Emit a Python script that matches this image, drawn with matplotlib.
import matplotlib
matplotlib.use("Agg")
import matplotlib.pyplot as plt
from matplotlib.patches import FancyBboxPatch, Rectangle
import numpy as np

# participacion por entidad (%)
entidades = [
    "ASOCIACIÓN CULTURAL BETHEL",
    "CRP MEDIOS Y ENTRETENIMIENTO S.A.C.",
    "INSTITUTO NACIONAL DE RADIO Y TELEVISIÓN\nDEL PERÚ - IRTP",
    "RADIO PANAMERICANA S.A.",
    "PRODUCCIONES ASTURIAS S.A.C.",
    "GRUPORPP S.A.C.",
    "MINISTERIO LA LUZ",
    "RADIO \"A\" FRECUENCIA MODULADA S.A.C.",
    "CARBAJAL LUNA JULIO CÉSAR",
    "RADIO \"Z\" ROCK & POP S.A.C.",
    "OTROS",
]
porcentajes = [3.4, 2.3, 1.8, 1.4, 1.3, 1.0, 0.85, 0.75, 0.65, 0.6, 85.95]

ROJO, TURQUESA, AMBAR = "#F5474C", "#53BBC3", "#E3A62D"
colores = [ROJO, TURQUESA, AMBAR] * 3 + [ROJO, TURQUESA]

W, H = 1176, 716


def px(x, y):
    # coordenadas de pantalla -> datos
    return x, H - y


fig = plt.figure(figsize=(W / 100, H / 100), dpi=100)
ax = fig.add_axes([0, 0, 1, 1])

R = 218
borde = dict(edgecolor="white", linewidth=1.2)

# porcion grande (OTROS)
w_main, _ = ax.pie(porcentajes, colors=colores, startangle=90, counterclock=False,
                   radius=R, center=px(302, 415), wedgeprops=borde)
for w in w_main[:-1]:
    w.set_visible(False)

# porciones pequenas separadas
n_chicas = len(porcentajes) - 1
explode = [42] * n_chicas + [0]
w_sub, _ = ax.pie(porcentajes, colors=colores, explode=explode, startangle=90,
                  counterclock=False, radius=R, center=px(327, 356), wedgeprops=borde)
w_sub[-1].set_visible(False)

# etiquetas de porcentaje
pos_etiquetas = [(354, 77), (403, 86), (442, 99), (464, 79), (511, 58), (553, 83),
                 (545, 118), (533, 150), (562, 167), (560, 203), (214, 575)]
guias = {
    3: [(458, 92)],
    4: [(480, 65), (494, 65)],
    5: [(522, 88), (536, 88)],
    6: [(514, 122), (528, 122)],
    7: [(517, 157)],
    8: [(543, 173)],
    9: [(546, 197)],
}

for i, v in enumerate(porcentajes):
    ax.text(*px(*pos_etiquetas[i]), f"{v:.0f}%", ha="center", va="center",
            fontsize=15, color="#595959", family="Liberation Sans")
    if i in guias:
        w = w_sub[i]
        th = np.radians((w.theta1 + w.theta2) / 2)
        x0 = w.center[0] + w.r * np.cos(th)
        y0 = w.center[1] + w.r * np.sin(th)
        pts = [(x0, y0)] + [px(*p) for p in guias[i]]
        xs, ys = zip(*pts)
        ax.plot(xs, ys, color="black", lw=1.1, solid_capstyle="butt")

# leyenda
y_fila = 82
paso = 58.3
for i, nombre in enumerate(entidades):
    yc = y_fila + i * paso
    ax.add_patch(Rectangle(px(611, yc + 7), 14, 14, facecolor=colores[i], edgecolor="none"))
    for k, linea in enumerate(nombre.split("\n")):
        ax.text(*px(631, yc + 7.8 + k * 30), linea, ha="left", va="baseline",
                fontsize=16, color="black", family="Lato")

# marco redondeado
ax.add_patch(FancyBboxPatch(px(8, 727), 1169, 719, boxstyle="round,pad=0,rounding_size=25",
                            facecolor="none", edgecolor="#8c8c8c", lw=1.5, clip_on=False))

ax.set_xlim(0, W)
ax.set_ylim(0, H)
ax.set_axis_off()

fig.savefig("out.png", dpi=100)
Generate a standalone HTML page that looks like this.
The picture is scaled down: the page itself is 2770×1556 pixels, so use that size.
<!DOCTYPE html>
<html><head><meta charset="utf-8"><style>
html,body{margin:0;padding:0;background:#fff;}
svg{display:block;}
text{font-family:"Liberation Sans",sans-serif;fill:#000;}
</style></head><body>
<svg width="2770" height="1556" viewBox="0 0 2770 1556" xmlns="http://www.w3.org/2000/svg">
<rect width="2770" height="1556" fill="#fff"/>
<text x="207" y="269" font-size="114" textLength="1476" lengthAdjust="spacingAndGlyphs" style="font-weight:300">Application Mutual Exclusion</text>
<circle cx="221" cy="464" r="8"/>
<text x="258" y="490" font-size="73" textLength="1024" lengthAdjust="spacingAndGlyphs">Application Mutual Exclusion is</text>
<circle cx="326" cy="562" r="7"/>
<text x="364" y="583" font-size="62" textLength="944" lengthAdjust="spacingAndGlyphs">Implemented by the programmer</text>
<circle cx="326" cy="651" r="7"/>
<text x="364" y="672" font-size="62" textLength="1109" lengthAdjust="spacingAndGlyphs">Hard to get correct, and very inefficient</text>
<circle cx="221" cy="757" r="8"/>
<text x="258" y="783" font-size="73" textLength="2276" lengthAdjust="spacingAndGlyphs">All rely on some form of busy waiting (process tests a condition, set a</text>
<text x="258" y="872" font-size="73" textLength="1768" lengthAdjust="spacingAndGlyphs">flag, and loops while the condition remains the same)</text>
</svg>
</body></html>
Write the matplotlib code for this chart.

(INSTRUCTIONS FOR THE TASK)
Reproduce each entry word for word.

(RESPONSE TO THE EXERCISE)
Emit a Python script that matches this image, drawn with matplotlib.
import matplotlib
matplotlib.use("Agg")
import matplotlib.pyplot as plt
from matplotlib.patches import FancyBboxPatch, Rectangle
import numpy as np

# participacion por entidad (%)
entidades = [
    "ASOCIACIÓN CULTURAL BETHEL",
    "CRP MEDIOS Y ENTRETENIMIENTO S.A.C.",
    "INSTITUTO NACIONAL DE RADIO Y TELEVISIÓN\nDEL PERÚ - IRTP",
    "RADIO PANAMERICANA S.A.",
    "PRODUCCIONES ASTURIAS S.A.C.",
    "GRUPORPP S.A.C.",
    "MINISTERIO LA LUZ",
    "RADIO \"A\" FRECUENCIA MODULADA S.A.C.",
    "CARBAJAL LUNA JULIO CÉSAR",
    "RADIO \"Z\" ROCK & POP S.A.C.",
    "OTROS",
]
porcentajes = [3.4, 2.3, 1.8, 1.4, 1.3, 1.0, 0.85, 0.75, 0.65, 0.6, 85.95]

ROJO, TURQUESA, AMBAR = "#F5474C", "#53BBC3", "#E3A62D"
colores = [ROJO, TURQUESA, AMBAR] * 3 + [ROJO, TURQUESA]

W, H = 1176, 716


def px(x, y):
    # coordenadas de pantalla -> datos
    return x, H - y


fig = plt.figure(figsize=(W / 100, H / 100), dpi=100)
ax = fig.add_axes([0, 0, 1, 1])

R = 218
borde = dict(edgecolor="white", linewidth=1.2)

# porcion grande (OTROS)
w_main, _ = ax.pie(porcentajes, colors=colores, startangle=90, counterclock=False,
                   radius=R, center=px(302, 415), wedgeprops=borde)
for w in w_main[:-1]:
    w.set_visible(False)

# porciones pequenas separadas
n_chicas = len(porcentajes) - 1
explode = [42] * n_chicas + [0]
w_sub, _ = ax.pie(porcentajes, colors=colores, explode=explode, startangle=90,
                  counterclock=False, radius=R, center=px(327, 356), wedgeprops=borde)
w_sub[-1].set_visible(False)

# etiquetas de porcentaje
pos_etiquetas = [(354, 77), (403, 86), (442, 99), (464, 79), (511, 58), (553, 83),
                 (545, 118), (533, 150), (562, 167), (560, 203), (214, 575)]
guias = {
    3: [(458, 92)],
    4: [(480, 65), (494, 65)],
    5: [(522, 88), (536, 88)],
    6: [(514, 122), (528, 122)],
    7: [(517, 157)],
    8: [(543, 173)],
    9: [(546, 197)],
}

for i, v in enumerate(porcentajes):
    ax.text(*px(*pos_etiquetas[i]), f"{v:.0f}%", ha="center", va="center",
            fontsize=15, color="#595959", family="Liberation Sans")
    if i in guias:
        w = w_sub[i]
        th = np.radians((w.theta1 + w.theta2) / 2)
        x0 = w.center[0] + w.r * np.cos(th)
        y0 = w.center[1] + w.r * np.sin(th)
        pts = [(x0, y0)] + [px(*p) for p in guias[i]]
        xs, ys = zip(*pts)
        ax.plot(xs, ys, color="black", lw=1.1, solid_capstyle="butt")

# leyenda
y_fila = 82
paso = 58.3
for i, nombre in enumerate(entidades):
    yc = y_fila + i * paso
    ax.add_patch(Rectangle(px(611, yc + 7), 14, 14, facecolor=colores[i], edgecolor="none"))
    for k, linea in enumerate(nombre.split("\n")):
        ax.text(*px(631, yc + 7.8 + k * 30), linea, ha="left", va="baseline",
                fontsize=16, color="black", family="Lato")

# marco redondeado
ax.add_patch(FancyBboxPatch(px(8, 727), 1169, 719, boxstyle="round,pad=0,rounding_size=25",
                            facecolor="none", edgecolor="#8c8c8c", lw=1.5, clip_on=False))

ax.set_xlim(0, W)
ax.set_ylim(0, H)
ax.set_axis_off()

fig.savefig("out.png", dpi=100)
Generate a standalone HTML page that looks like this.
The picture is scaled down: the page itself is 2770×1556 pixels, so use that size.
<!DOCTYPE html>
<html><head><meta charset="utf-8"><style>
html,body{margin:0;padding:0;background:#fff;}
svg{display:block;}
text{font-family:"Liberation Sans",sans-serif;fill:#000;}
</style></head><body>
<svg width="2770" height="1556" viewBox="0 0 2770 1556" xmlns="http://www.w3.org/2000/svg">
<rect width="2770" height="1556" fill="#fff"/>
<text x="207" y="269" font-size="114" textLength="1476" lengthAdjust="spacingAndGlyphs" style="font-weight:300">Application Mutual Exclusion</text>
<circle cx="221" cy="464" r="8"/>
<text x="258" y="490" font-size="73" textLength="1024" lengthAdjust="spacingAndGlyphs">Application Mutual Exclusion is</text>
<circle cx="326" cy="562" r="7"/>
<text x="364" y="583" font-size="62" textLength="944" lengthAdjust="spacingAndGlyphs">Implemented by the programmer</text>
<circle cx="326" cy="651" r="7"/>
<text x="364" y="672" font-size="62" textLength="1109" lengthAdjust="spacingAndGlyphs">Hard to get correct, and very inefficient</text>
<circle cx="221" cy="757" r="8"/>
<text x="258" y="783" font-size="73" textLength="2276" lengthAdjust="spacingAndGlyphs">All rely on some form of busy waiting (process tests a condition, set a</text>
<text x="258" y="872" font-size="73" textLength="1768" lengthAdjust="spacingAndGlyphs">flag, and loops while the condition remains the same)</text>
</svg>
</body></html>
Write the matplotlib code for this chart.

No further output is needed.